The middle ground — anything in the $50 to $150 range — depends entirely on your timeline. Flight boards in 20 minutes? Let it go. Two hours and a shipping kiosk nearby? Mail it. Four hours and your checked luggage still accessible? Go check it in.
The most commonly confiscated items are lighters, liquids over 3.4 ounces, certain multi-tools, pocket knives, and aerosol cans. Know what you’re packing before you pack it.
How to Make Sure It Never Happens Again
This isn’t about memorizing the TSA rulebook. It’s about one habit. Verify before you pack — every single time.
Use the TSA’s What Can I Bring tool at tsa.gov/travel/security-screening/whatcanibring. Type in whatever item you’re second-guessing: a wine bottle, a hair straightener, a folding razor. Yes or no, in seconds. So, without further ado, let’s make this the first thing you do when you’re packing for a trip.
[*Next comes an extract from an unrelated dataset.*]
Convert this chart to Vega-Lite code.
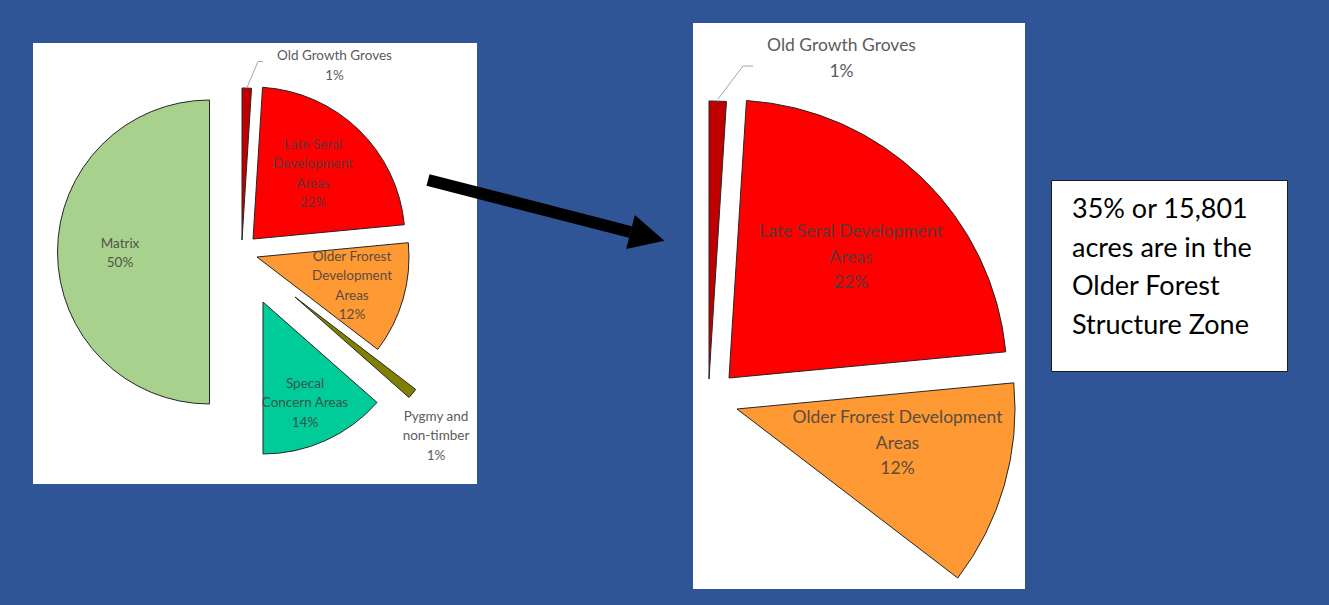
{
  "$schema": "https://vega.github.io/schema/vega-lite/v6.json",
  "background": "#2F5597",
  "padding": {"left": 33, "top": 23, "right": 41, "bottom": 16},
  "autosize": {"type": "pad"},
  "config": {"view": {"stroke": null}, "text": {"font": "Lato"}},
  "datasets": {
    "slices": [
      {"name": "Old Growth Groves", "ord": 1, "pct": 1.0, "lab": "Old Growth Groves\n1%", "labMid": "Old Growth Groves\n1%"},
      {"name": "Late Seral Development Areas", "ord": 2, "pct": 22.5, "lab": "Late Seral\nDevelopment\nAreas\n22%", "labMid": "Late Seral Development\nAreas\n22%"},
      {"name": "Older Forest Development Areas", "ord": 3, "pct": 11.9, "lab": "Older Frorest\nDevelopment\nAreas\n12%", "labMid": "Older Frorest Development\nAreas\n12%"},
      {"name": "Pygmy and non-timber", "ord": 4, "pct": 1.1, "lab": "Pygmy and\nnon-timber\n1%", "labMid": ""},
      {"name": "Special Concern Areas", "ord": 5, "pct": 13.5, "lab": "Specal\nConcern Areas\n14%", "labMid": ""},
      {"name": "Matrix", "ord": 6, "pct": 50.0, "lab": "Matrix\n50%", "labMid": ""}
    ]
  },
  "align": "none",
  "bounds": "full",
  "spacing": -55,
  "hconcat": [
    {
      "align": "none", "bounds": "flush", "spacing": 0,
      "vconcat": [
        {"width": 444, "height": 20, "data": {"values": []}, "mark": "rect", "encoding": {}},
        {
          "width": 444, "height": 441,
          "view": {"fill": "white", "stroke": null},
          "data": {"name": "slices"},
          "layer": [
            {"transform": [{"stack": "pct", "groupby": [], "sort": [{"field": "ord", "order": "ascending"}], "as": ["a0", "a1"]}, {"filter": "datum.name === 'Old Growth Groves'"}],
             "mark": {"type": "arc", "radius": 152, "xOffset": -13, "yOffset": -23.5, "stroke": "#262626", "strokeWidth": 1},
             "encoding": {"theta": {"field": "a0", "type": "quantitative", "scale": {"domain": [0, 100]}}, "theta2": {"field": "a1"},
               "color": {"field": "name", "type": "nominal", "scale": {"domain": ["Old Growth Groves", "Late Seral Development Areas", "Older Forest Development Areas", "Pygmy and non-timber", "Special Concern Areas", "Matrix"], "range": ["#C00000", "#FF0000", "#FF9933", "#808000", "#00CC99", "#A9D18E"]}, "legend": null}}},
            {"transform": [{"stack": "pct", "groupby": [], "sort": [{"field": "ord", "order": "ascending"}], "as": ["a0", "a1"]}, {"filter": "datum.name === 'Late Seral Development Areas'"}],
             "mark": {"type": "arc", "radius": 152, "xOffset": -2, "yOffset": -24.5, "stroke": "#262626", "strokeWidth": 1},
             "encoding": {"theta": {"field": "a0", "type": "quantitative", "scale": {"domain": [0, 100]}}, "theta2": {"field": "a1"},
               "color": {"field": "name", "type": "nominal", "scale": {"domain": ["Old Growth Groves", "Late Seral Development Areas", "Older Forest Development Areas", "Pygmy and non-timber", "Special Concern Areas", "Matrix"], "range": ["#C00000", "#FF0000", "#FF9933", "#808000", "#00CC99", "#A9D18E"]}, "legend": null}}},
            {"transform": [{"stack": "pct", "groupby": [], "sort": [{"field": "ord", "order": "ascending"}], "as": ["a0", "a1"]}, {"filter": "datum.name === 'Older Forest Development Areas'"}],
             "mark": {"type": "arc", "radius": 152, "xOffset": 2, "yOffset": -6.5, "stroke": "#262626", "strokeWidth": 1},
             "encoding": {"theta": {"field": "a0", "type": "quantitative", "scale": {"domain": [0, 100]}}, "theta2": {"field": "a1"},
               "color": {"field": "name", "type": "nominal", "scale": {"domain": ["Old Growth Groves", "Late Seral Development Areas", "Older Forest Development Areas", "Pygmy and non-timber", "Special Concern Areas", "Matrix"], "range": ["#C00000", "#FF0000", "#FF9933", "#808000", "#00CC99", "#A9D18E"]}, "legend": null}}},
            {"transform": [{"stack": "pct", "groupby": [], "sort": [{"field": "ord", "order": "ascending"}], "as": ["a0", "a1"]}, {"filter": "datum.name === 'Pygmy and non-timber'"}],
             "mark": {"type": "arc", "radius": 152, "xOffset": 40, "yOffset": 33.5, "stroke": "#262626", "strokeWidth": 1},
             "encoding": {"theta": {"field": "a0", "type": "quantitative", "scale": {"domain": [0, 100]}}, "theta2": {"field": "a1"},
               "color": {"field": "name", "type": "nominal", "scale": {"domain": ["Old Growth Groves", "Late Seral Development Areas", "Older Forest Development Areas", "Pygmy and non-timber", "Special Concern Areas", "Matrix"], "range": ["#C00000", "#FF0000", "#FF9933", "#808000", "#00CC99", "#A9D18E"]}, "legend": null}}},
            {"transform": [{"stack": "pct", "groupby": [], "sort": [{"field": "ord", "order": "ascending"}], "as": ["a0", "a1"]}, {"filter": "datum.name === 'Special Concern Areas'"}],
             "mark": {"type": "arc", "radius": 152, "xOffset": 8, "yOffset": 38.5, "stroke": "#262626", "strokeWidth": 1},
             "encoding": {"theta": {"field": "a0", "type": "quantitative", "scale": {"domain": [0, 100]}}, "theta2": {"field": "a1"},
               "color": {"field": "name", "type": "nominal", "scale": {"domain": ["Old Growth Groves", "Late Seral Development Areas", "Older Forest Development Areas", "Pygmy and non-timber", "Special Concern Areas", "Matrix"], "range": ["#C00000", "#FF0000", "#FF9933", "#808000", "#00CC99", "#A9D18E"]}, "legend": null}}},
            {"transform": [{"stack": "pct", "groupby": [], "sort": [{"field": "ord", "order": "ascending"}], "as": ["a0", "a1"]}, {"filter": "datum.name === 'Matrix'"}],
             "mark": {"type": "arc", "radius": 152, "xOffset": -45.5, "yOffset": -11.5, "stroke": "#262626", "strokeWidth": 1},
             "encoding": {"theta": {"field": "a0", "type": "quantitative", "scale": {"domain": [0, 100]}}, "theta2": {"field": "a1"},
               "color": {"field": "name", "type": "nominal", "scale": {"domain": ["Old Growth Groves", "Late Seral Development Areas", "Older Forest Development Areas", "Pygmy and non-timber", "Special Concern Areas", "Matrix"], "range": ["#C00000", "#FF0000", "#FF9933", "#808000", "#00CC99", "#A9D18E"]}, "legend": null}}},
            {"transform": [{"filter": "datum.name === 'Old Growth Groves'"}],
             "mark": {"type": "point", "shape": "M0,0L11,-26L16,-26", "size": 4, "filled": false, "stroke": "#A6A6A6", "strokeWidth": 1, "opacity": 1, "xOffset": -8, "yOffset": -176},
             "encoding": {}},
            {"transform": [{"filter": "datum.name === 'Old Growth Groves'"}],
             "mark": {"type": "text", "dx": 79.5, "dy": -207.5, "fontSize": 13.5, "lineHeight": 19.5, "lineBreak": "\n", "color": "#404040", "opacity": 0.85, "align": "center", "baseline": "middle"},
             "encoding": {"text": {"field": "lab"}}},
            {"transform": [{"filter": "datum.name === 'Late Seral Development Areas'"}],
             "mark": {"type": "text", "dx": 58, "dy": -119, "fontSize": 13.5, "lineHeight": 19.5, "lineBreak": "\n", "color": "#404040", "opacity": 0.85, "align": "center", "baseline": "middle"},
             "encoding": {"text": {"field": "lab"}}},
            {"transform": [{"filter": "datum.name === 'Older Forest Development Areas'"}],
             "mark": {"type": "text", "dx": 97, "dy": -7, "fontSize": 13.5, "lineHeight": 19.5, "lineBreak": "\n", "color": "#404040", "opacity": 0.85, "align": "center", "baseline": "middle"},
             "encoding": {"text": {"field": "lab"}}},
            {"transform": [{"filter": "datum.name === 'Pygmy and non-timber'"}],
             "mark": {"type": "text", "dx": 181, "dy": 153, "fontSize": 13.5, "lineHeight": 19.5, "lineBreak": "\n", "color": "#404040", "opacity": 0.85, "align": "center", "baseline": "middle"},
             "encoding": {"text": {"field": "lab"}}},
            {"transform": [{"filter": "datum.name === 'Special Concern Areas'"}],
             "mark": {"type": "text", "dx": 50, "dy": 120, "fontSize": 13.5, "lineHeight": 19.5, "lineBreak": "\n", "color": "#404040", "opacity": 0.85, "align": "center", "baseline": "middle"},
             "encoding": {"text": {"field": "lab"}}},
            {"transform": [{"filter": "datum.name === 'Matrix'"}],
             "mark": {"type": "text", "dx": -135, "dy": -20, "fontSize": 13.5, "lineHeight": 19.5, "lineBreak": "\n", "color": "#404040", "opacity": 0.85, "align": "center", "baseline": "middle"},
             "encoding": {"text": {"field": "lab"}}}
          ]
        }
      ]
    },
    {
      "align": "none", "bounds": "flush", "spacing": 0,
      "vconcat": [
        {"width": 250, "height": 157, "data": {"values": []}, "mark": "rect", "encoding": {}},
        {
          "width": 202.5, "height": 52,
          "data": {"values": [{"arrow": "zoom to Older Forest Structure Zone"}]},
          "layer": [
            {"mark": {"type": "rule", "color": "black", "strokeWidth": 12, "strokeCap": "butt"},
             "encoding": {"x": {"value": 0}, "x2": {"value": "width"}, "y": {"value": 0}, "y2": {"value": "height"}}},
            {"mark": {"type": "point", "shape": "M0,-1L2,0L0,1Z", "size": 1225, "filled": true, "color": "black", "opacity": 1, "angle": 14.4},
             "encoding": {"x": {"value": "width"}, "y": {"value": "height"}}}
          ]
        }
      ]
    },
    {"width": 125, "height": 10, "data": {"values": []}, "mark": "rect", "encoding": {}},
    {
      "width": 332, "height": 566,
      "view": {"fill": "white", "stroke": null},
      "data": {"name": "slices"},
      "layer": [
        {"transform": [{"stack": "pct", "groupby": [], "sort": [{"field": "ord", "order": "ascending"}], "as": ["a0", "a1"]}, {"filter": "datum.name === 'Old Growth Groves'"}],
         "mark": {"type": "arc", "radius": 278, "xOffset": -150, "yOffset": 73, "stroke": "#262626", "strokeWidth": 1},
         "encoding": {"theta": {"field": "a0", "type": "quantitative", "scale": {"domain": [0, 100]}}, "theta2": {"field": "a1"},
           "color": {"field": "name", "type": "nominal", "scale": {"domain": ["Old Growth Groves", "Late Seral Development Areas", "Older Forest Development Areas", "Pygmy and non-timber", "Special Concern Areas", "Matrix"], "range": ["#C00000", "#FF0000", "#FF9933", "#808000", "#00CC99", "#A9D18E"]}, "legend": null}}},
        {"transform": [{"stack": "pct", "groupby": [], "sort": [{"field": "ord", "order": "ascending"}], "as": ["a0", "a1"]}, {"filter": "datum.name === 'Late Seral Development Areas'"}],
         "mark": {"type": "arc", "radius": 278, "xOffset": -130, "yOffset": 72, "stroke": "#262626", "strokeWidth": 1},
         "encoding": {"theta": {"field": "a0", "type": "quantitative", "scale": {"domain": [0, 100]}}, "theta2": {"field": "a1"},
           "color": {"field": "name", "type": "nominal", "scale": {"domain": ["Old Growth Groves", "Late Seral Development Areas", "Older Forest Development Areas", "Pygmy and non-timber", "Special Concern Areas", "Matrix"], "range": ["#C00000", "#FF0000", "#FF9933", "#808000", "#00CC99", "#A9D18E"]}, "legend": null}}},
        {"transform": [{"stack": "pct", "groupby": [], "sort": [{"field": "ord", "order": "ascending"}], "as": ["a0", "a1"]}, {"filter": "datum.name === 'Older Forest Development Areas'"}],
         "mark": {"type": "arc", "radius": 278, "xOffset": -122, "yOffset": 103, "stroke": "#262626", "strokeWidth": 1},
         "encoding": {"theta": {"field": "a0", "type": "quantitative", "scale": {"domain": [0, 100]}}, "theta2": {"field": "a1"},
           "color": {"field": "name", "type": "nominal", "scale": {"domain": ["Old Growth Groves", "Late Seral Development Areas", "Older Forest Development Areas", "Pygmy and non-timber", "Special Concern Areas", "Matrix"], "range": ["#C00000", "#FF0000", "#FF9933", "#808000", "#00CC99", "#A9D18E"]}, "legend": null}}},
        {"transform": [{"filter": "datum.name === 'Old Growth Groves'"}],
         "mark": {"type": "point", "shape": "M0,0L25,-33L35,-33", "size": 4, "filled": false, "stroke": "#A6A6A6", "strokeWidth": 1, "opacity": 1, "xOffset": -141, "yOffset": -207},
         "encoding": {}},
        {"transform": [{"filter": "datum.name === 'Old Growth Groves'"}],
         "mark": {"type": "text", "dx": -17.5, "dy": -260, "fontSize": 17.5, "lineHeight": 25.5, "lineBreak": "\n", "color": "#404040", "opacity": 0.85, "align": "center", "baseline": "middle"},
         "encoding": {"text": {"field": "labMid"}}},
        {"transform": [{"filter": "datum.name === 'Late Seral Development Areas'"}],
         "mark": {"type": "text", "dx": -8, "dy": -74, "fontSize": 17.5, "lineHeight": 25.5, "lineBreak": "\n", "color": "#404040", "opacity": 0.85, "align": "center", "baseline": "middle"},
         "encoding": {"text": {"field": "labMid"}}},
        {"transform": [{"filter": "datum.name === 'Older Forest Development Areas'"}],
         "mark": {"type": "text", "dx": 38.5, "dy": 112, "fontSize": 17.5, "lineHeight": 25.5, "lineBreak": "\n", "color": "#404040", "opacity": 0.85, "align": "center", "baseline": "middle"},
         "encoding": {"text": {"field": "labMid"}}}
      ]
    },
    {"width": 135, "height": 10, "data": {"values": []}, "mark": "rect", "encoding": {}},
    {
      "align": "none", "bounds": "flush", "spacing": 0,
      "vconcat": [
        {"width": 236, "height": 157, "data": {"values": []}, "mark": "rect", "encoding": {}},
        {
          "width": 236, "height": 191,
          "view": {"fill": "white", "stroke": "#1a1a1a", "strokeWidth": 1},
          "data": {"values": [{"note": "35% or 15,801\nacres are in the\nOlder Forest\nStructure Zone"}]},
          "mark": {"type": "text", "align": "left", "baseline": "middle", "dx": -97, "dy": -65.5, "fontSize": 27, "lineHeight": 38.5, "lineBreak": "\n", "color": "black"},
          "encoding": {"text": {"field": "note"}}
        }
      ]
    }
  ]
}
I’m apparently a chronic over-packer and the What Can I Bring tool works for me while winging it never does. Keep a dedicated toiletry bag and audit it between trips. Check the seals on liquids. Confirm every bottle is 3.4 ounces or smaller — that’s 100ml if you’re buying abroad. This one habit prevents the majority of confiscations.
Store borderline items — full-size bottles, lighters, multi-tools — in checked luggage by default. You’re never arguing with TSA over something sitting in your suitcase under the plane.
Download the TSA app. It has a security line wait-time feature and the What Can I Bring tool built right in. Genuinely useful — not just filler advice.
That whiskey would have made it to my brother’s wedding if I’d spent 30 seconds checking before I packed it. Instead it went into a gray bin at Denver International while I stood there watching. Don’t make my mistake.